** Begin PROVIDED MATERIAL **

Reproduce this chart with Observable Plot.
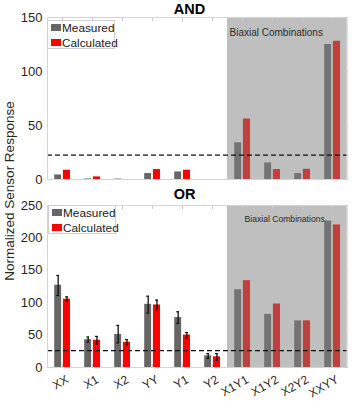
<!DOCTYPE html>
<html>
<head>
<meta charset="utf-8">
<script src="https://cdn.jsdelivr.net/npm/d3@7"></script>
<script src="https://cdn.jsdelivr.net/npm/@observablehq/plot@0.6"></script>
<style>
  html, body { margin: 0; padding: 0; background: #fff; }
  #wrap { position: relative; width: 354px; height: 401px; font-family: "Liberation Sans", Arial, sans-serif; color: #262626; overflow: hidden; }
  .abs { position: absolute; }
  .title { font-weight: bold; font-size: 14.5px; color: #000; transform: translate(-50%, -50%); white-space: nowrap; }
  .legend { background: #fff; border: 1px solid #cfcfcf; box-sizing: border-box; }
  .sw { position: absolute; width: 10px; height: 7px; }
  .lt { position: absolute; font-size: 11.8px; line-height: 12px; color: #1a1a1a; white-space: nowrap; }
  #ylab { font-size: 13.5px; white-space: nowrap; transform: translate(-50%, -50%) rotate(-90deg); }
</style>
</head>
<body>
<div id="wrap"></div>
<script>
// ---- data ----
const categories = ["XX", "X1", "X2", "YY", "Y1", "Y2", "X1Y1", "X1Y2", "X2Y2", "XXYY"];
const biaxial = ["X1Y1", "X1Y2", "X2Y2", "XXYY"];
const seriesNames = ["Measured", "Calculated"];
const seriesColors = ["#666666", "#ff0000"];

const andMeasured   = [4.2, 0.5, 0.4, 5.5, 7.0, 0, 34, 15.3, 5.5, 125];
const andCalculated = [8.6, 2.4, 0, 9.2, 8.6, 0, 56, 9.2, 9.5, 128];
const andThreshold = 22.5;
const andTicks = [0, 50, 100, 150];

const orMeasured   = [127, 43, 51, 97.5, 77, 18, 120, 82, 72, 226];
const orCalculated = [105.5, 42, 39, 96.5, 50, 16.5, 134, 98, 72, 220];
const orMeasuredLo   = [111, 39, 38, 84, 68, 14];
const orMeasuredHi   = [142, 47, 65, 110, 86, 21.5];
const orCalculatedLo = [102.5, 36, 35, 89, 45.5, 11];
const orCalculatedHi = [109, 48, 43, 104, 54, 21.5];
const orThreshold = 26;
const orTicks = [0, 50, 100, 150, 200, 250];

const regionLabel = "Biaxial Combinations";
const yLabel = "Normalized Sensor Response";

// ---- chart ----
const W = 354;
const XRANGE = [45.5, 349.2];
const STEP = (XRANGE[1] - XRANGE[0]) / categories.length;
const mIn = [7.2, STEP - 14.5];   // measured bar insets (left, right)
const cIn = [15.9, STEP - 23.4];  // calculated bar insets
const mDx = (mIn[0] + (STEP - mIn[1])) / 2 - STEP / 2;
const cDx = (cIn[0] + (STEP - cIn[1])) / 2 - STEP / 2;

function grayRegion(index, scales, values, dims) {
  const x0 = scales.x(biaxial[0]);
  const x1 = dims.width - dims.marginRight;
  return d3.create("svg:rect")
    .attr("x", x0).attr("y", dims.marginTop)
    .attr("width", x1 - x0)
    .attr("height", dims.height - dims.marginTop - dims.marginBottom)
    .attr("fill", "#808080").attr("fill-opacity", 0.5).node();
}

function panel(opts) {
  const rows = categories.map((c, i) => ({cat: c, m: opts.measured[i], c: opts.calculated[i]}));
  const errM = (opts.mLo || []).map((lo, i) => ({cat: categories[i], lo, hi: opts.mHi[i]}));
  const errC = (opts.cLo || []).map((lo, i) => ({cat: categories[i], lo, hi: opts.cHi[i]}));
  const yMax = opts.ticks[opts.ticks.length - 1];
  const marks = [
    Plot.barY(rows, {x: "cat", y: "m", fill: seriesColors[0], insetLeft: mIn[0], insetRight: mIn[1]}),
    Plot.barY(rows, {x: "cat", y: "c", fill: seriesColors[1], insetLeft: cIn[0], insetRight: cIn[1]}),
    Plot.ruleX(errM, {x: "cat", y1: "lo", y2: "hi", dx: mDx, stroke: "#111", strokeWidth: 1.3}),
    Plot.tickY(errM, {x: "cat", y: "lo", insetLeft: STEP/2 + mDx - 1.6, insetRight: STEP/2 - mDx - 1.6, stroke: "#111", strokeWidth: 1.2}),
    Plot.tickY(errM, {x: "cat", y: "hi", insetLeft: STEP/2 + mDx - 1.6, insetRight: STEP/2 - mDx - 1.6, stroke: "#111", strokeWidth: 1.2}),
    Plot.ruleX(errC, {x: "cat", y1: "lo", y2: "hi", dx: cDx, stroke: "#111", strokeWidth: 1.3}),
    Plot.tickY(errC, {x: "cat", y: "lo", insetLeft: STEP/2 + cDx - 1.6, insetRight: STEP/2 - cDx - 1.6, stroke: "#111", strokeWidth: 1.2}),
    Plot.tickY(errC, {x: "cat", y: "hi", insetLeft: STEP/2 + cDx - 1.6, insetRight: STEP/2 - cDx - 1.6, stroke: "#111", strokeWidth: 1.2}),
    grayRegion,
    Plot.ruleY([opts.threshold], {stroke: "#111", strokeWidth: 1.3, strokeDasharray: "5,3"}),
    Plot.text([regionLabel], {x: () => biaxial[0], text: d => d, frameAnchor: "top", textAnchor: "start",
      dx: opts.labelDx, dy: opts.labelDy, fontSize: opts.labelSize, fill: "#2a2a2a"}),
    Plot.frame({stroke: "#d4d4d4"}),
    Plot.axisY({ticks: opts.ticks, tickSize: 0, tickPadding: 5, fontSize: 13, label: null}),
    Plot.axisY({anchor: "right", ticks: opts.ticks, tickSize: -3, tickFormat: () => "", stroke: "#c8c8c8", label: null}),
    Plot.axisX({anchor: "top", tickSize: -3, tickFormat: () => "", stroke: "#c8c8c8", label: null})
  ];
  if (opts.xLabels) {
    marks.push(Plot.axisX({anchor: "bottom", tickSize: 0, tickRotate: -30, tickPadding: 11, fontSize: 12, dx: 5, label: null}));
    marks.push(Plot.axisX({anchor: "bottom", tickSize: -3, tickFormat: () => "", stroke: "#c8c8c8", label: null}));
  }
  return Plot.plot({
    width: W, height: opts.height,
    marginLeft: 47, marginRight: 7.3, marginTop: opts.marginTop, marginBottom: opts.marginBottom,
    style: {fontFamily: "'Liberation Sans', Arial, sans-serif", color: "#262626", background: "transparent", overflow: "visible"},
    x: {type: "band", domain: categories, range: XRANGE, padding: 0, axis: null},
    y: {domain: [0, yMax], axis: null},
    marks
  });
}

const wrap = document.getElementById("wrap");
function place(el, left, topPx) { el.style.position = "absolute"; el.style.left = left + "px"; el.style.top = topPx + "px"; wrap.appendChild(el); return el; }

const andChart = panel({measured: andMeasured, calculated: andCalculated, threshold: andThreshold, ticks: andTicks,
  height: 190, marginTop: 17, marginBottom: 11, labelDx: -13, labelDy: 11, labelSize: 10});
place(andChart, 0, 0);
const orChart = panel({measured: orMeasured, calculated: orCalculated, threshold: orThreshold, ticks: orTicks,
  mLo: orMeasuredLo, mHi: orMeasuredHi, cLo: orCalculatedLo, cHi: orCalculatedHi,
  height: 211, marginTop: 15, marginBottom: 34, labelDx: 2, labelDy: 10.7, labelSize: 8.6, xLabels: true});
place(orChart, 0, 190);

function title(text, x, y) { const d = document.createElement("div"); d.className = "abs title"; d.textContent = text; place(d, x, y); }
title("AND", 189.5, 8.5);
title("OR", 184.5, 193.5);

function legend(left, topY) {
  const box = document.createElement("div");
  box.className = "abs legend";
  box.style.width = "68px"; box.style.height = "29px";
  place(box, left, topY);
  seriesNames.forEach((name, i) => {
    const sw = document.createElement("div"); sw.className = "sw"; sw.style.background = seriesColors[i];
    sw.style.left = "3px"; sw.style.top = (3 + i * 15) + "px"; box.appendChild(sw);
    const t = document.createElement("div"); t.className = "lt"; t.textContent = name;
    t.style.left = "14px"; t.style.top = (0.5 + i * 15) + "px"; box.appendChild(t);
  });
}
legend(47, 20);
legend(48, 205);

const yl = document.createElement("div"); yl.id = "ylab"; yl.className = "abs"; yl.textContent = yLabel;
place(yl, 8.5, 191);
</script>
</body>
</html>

** End PROVIDED MATERIAL **
** Begin PROVIDED MATERIAL **

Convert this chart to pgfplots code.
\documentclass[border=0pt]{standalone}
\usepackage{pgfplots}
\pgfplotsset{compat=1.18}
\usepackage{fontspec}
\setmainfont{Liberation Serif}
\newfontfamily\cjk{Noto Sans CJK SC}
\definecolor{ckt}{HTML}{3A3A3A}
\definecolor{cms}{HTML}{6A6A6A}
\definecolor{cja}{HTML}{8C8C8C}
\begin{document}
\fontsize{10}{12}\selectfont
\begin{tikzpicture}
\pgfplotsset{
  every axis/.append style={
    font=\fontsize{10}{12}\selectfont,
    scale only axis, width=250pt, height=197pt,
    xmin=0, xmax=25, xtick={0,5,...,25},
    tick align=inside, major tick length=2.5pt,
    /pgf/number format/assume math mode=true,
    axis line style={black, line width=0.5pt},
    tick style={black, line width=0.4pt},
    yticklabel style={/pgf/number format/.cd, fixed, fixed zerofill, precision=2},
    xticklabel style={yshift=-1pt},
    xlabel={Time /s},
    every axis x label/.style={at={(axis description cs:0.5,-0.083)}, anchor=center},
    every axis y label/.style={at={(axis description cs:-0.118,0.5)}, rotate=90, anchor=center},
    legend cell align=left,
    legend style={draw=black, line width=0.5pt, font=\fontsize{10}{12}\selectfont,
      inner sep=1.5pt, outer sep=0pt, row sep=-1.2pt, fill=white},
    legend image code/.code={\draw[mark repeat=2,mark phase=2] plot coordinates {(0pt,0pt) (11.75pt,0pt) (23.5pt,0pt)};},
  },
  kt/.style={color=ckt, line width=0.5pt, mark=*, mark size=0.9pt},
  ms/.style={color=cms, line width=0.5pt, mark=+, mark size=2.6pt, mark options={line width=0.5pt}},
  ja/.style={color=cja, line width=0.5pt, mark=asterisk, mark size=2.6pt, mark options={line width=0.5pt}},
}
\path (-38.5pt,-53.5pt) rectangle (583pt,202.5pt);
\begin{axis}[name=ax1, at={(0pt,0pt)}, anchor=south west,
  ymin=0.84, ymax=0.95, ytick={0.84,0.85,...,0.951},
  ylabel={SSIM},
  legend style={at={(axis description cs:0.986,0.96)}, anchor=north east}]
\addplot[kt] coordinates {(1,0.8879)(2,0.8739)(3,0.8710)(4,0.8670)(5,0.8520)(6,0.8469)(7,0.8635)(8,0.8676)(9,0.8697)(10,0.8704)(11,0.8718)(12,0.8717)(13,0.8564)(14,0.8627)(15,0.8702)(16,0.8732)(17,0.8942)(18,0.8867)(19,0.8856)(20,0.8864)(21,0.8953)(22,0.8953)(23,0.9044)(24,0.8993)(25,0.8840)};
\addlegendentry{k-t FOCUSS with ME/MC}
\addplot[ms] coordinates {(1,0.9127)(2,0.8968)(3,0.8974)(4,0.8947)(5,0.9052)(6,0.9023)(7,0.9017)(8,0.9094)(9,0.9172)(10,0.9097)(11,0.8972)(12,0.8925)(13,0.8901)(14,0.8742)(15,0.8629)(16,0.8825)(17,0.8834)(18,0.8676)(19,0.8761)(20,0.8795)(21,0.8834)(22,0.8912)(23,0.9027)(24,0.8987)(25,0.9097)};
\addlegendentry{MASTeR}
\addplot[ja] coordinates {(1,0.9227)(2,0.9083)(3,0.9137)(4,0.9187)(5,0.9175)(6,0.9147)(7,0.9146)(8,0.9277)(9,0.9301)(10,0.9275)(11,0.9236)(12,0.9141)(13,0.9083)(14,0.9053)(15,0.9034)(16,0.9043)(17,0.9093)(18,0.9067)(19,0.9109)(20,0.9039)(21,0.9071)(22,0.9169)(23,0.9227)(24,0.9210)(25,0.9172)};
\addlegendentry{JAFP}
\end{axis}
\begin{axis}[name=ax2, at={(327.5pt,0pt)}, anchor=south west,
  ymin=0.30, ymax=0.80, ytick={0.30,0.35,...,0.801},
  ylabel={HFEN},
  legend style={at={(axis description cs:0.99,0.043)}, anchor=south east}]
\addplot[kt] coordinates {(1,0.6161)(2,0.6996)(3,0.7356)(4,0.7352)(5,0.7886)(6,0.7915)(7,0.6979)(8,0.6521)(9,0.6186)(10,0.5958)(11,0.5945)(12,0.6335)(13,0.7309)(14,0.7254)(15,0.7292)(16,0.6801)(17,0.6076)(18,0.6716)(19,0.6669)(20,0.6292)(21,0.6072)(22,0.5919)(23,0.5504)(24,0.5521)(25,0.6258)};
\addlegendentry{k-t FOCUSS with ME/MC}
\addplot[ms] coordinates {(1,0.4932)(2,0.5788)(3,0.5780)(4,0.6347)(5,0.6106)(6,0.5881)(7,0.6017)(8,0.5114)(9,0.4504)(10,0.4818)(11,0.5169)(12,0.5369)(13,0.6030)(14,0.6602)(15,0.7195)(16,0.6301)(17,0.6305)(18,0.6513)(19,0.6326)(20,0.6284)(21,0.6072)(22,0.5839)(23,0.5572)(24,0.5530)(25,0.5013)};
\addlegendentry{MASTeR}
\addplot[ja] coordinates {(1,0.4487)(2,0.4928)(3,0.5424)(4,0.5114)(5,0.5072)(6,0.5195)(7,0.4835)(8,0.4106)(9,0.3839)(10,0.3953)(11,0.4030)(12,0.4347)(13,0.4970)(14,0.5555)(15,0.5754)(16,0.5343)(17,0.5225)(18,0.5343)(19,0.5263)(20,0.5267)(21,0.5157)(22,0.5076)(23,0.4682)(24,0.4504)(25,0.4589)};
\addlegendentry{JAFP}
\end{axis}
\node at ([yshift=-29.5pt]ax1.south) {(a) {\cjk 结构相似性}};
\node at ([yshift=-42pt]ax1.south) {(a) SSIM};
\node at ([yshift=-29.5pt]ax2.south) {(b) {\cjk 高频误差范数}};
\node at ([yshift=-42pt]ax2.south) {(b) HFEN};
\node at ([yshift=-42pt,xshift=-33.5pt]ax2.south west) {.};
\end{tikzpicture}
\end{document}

** End PROVIDED MATERIAL **

EXERCISE INSTRUCTIONS:
In the material above, tally every line with the string "code" in it, then give that number alone.

TASK RESPONSE:
2